Culture secretary Andy Burnham has announced plans to develop a memorandum of understanding with other governments in a bid to conquer illegal music downloads and save the ailing music industry.
The plan is part of a five part strategy that includes getting both the US and European government on board with the UK’s goal to cut illegal downloads by up to 80 per cent.
Burnham’s comments come as industry experts reveal that the music industry must learn from the ‘dark side of the internet’ if it is ever to recover from the fight against piracy.
At the annual industry gathering in the south of France in January, executives revealed that they needed to relinquish more control and could even pick up some ideas from the pirates - people who have created services to download music illegally - who they are fighting.
Burnham said that the only way the government could successfully achieve its goal was to have an international consensus that would create worldwide internet guidelines.
Success also requires that the industry, from internet service providers to music companies, to work together to offer legal download alternatives and the vigilance to crackdown on piracy, according to Burnham.

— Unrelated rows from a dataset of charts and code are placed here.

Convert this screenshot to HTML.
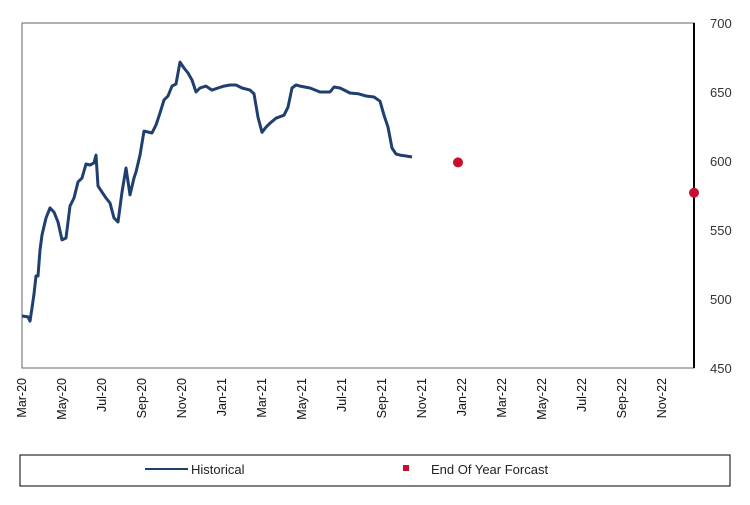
<!DOCTYPE html>
<html><head><meta charset="utf-8"><style>
body{margin:0;background:#fff;font-family:"Liberation Sans",Arial,sans-serif}
</style></head><body>
<svg id="chart" width="750" height="500" xmlns="http://www.w3.org/2000/svg">
<rect x="0" y="0" width="750" height="500" fill="#fff"/>
<rect x="22" y="23" width="672" height="345" fill="none" stroke="#666" stroke-width="1"/>
<line x1="694" y1="23" x2="694" y2="368" stroke="#000" stroke-width="2"/>
<g id="yt"></g>
<g id="xt"></g>
<path id="hist" fill="none" stroke="#1f3f6e" stroke-width="3" stroke-linejoin="round"/>
<g id="fc"></g>
<g>
<rect x="20" y="455" width="710" height="31" fill="#fff" stroke="#000" stroke-width="1"/>
<line x1="145" y1="469" x2="188" y2="469" stroke="#1f3f6e" stroke-width="2"/>
<text x="191" y="474" font-size="13" fill="#222">Historical</text>
<rect x="403" y="465" width="6" height="6" fill="#c8102e"/>
<text x="431" y="474" font-size="13" fill="#222">End Of Year Forcast</text>
</g>
</svg>
<script>
const yTicks=[450,500,550,600,650,700];
const xLabels=["Mar-20","May-20","Jul-20","Sep-20","Nov-20","Jan-21","Mar-21","May-21","Jul-21","Sep-21","Nov-21","Jan-22","Mar-22","May-22","Jul-22","Sep-22","Nov-22"];
const histMonths=[0,0.3,0.4,0.5,0.6,0.7,0.8,0.9,1,1.2,1.4,1.6,1.8,2,2.2,2.4,2.6,2.8,3,3.2,3.4,3.6,3.7,3.8,4,4.2,4.4,4.6,4.8,5,5.2,5.4,5.6,5.7,5.9,6.1,6.3,6.5,6.7,6.9,7.1,7.3,7.5,7.7,7.9,8.1,8.3,8.5,8.7,8.9,9.2,9.5,9.8,10.1,10.4,10.7,11,11.4,11.6,11.8,12,12.2,12.4,12.7,13.1,13.3,13.5,13.7,13.9,14.4,14.9,15.4,15.6,15.9,16.4,16.8,17.2,17.6,17.9,18.1,18.3,18.5,18.7,18.9,19.2,19.5];
const histValues=[487.7,487,484,493.5,503.6,516.7,516.7,535.5,546.4,558.7,566,563,555.8,542.8,544.2,567.4,573.2,584.8,587.7,597.8,597.1,598.6,604.3,581.9,577.5,573.2,569.6,558.7,555.8,577.5,594.9,575.4,587.7,592,604.3,621.7,621,620.3,626.1,634.8,644.2,647.1,654.3,655.8,671.7,667.4,663.8,658.7,650,652.9,654.3,651.4,652.9,654.3,655.1,655.1,652.9,651.4,648.8,631.7,620.8,624.5,627.4,631,633.2,639,652.9,655.1,654.3,652.9,650,650,653.6,652.9,649.3,648.8,647.1,646.4,643.3,633.2,624.5,609.4,605.1,604.3,603.6,602.9];
const fcMonths=[21.8,33.6];
const fcValues=[599,577];
const NS="http://www.w3.org/2000/svg";
const X=m=>22+m*20, Y=v=>368-(v-450)*1.38;
const yt=document.getElementById('yt');
yTicks.forEach(v=>{const t=document.createElementNS(NS,'text');


t.setAttribute('x',710);t.setAttribute('y',Y(v)+5);t.setAttribute('font-size','13');t.setAttribute('fill','#333');t.textContent=v;yt.appendChild(t);});
const xt=document.getElementById('xt');
xLabels.forEach((l,i)=>{const t=document.createElementNS(NS,'text');


const x=X(i*2)+4;t.setAttribute('transform',`translate(${x},378) rotate(-90)`);t.setAttribute('text-anchor','end');t.setAttribute('font-size','12.5');t.setAttribute('fill','#111');t.textContent=l;xt.appendChild(t);});
document.getElementById('hist').setAttribute('d',histMonths.map((m,i)=>(i?'L':'M')+X(m).toFixed(1)+' '+Y(histValues[i]).toFixed(1)).join(' '));
const fc=document.getElementById('fc');
fcMonths.forEach((m,i)=>{const c=document.createElementNS(NS,'circle');


c.setAttribute('cx',X(m));c.setAttribute('cy',Y(fcValues[i]));c.setAttribute('r',5);c.setAttribute('fill','#c8102e');fc.appendChild(c);});
</script>
</body></html>
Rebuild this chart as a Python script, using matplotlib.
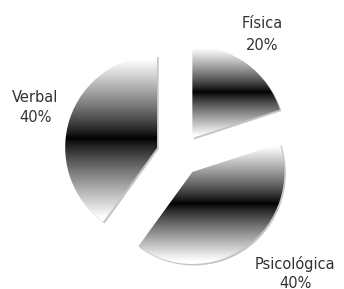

The culture secretary has also made calls to extend the copyright term on sound recordings from 50 to 75 years as well as the creation of more rehearsal spaces in the UK and various music programmes in schools.
In Lord Carter's interim Digital Britain report, the government said that legislation would be introduced to force ISPs to notify illegal downloaders that they are breaking the law.
ISPs will also be asked collect anonymous data on the worst offenders along with personal details, on receipt of a court order, so that rights holders can seek to take legal action.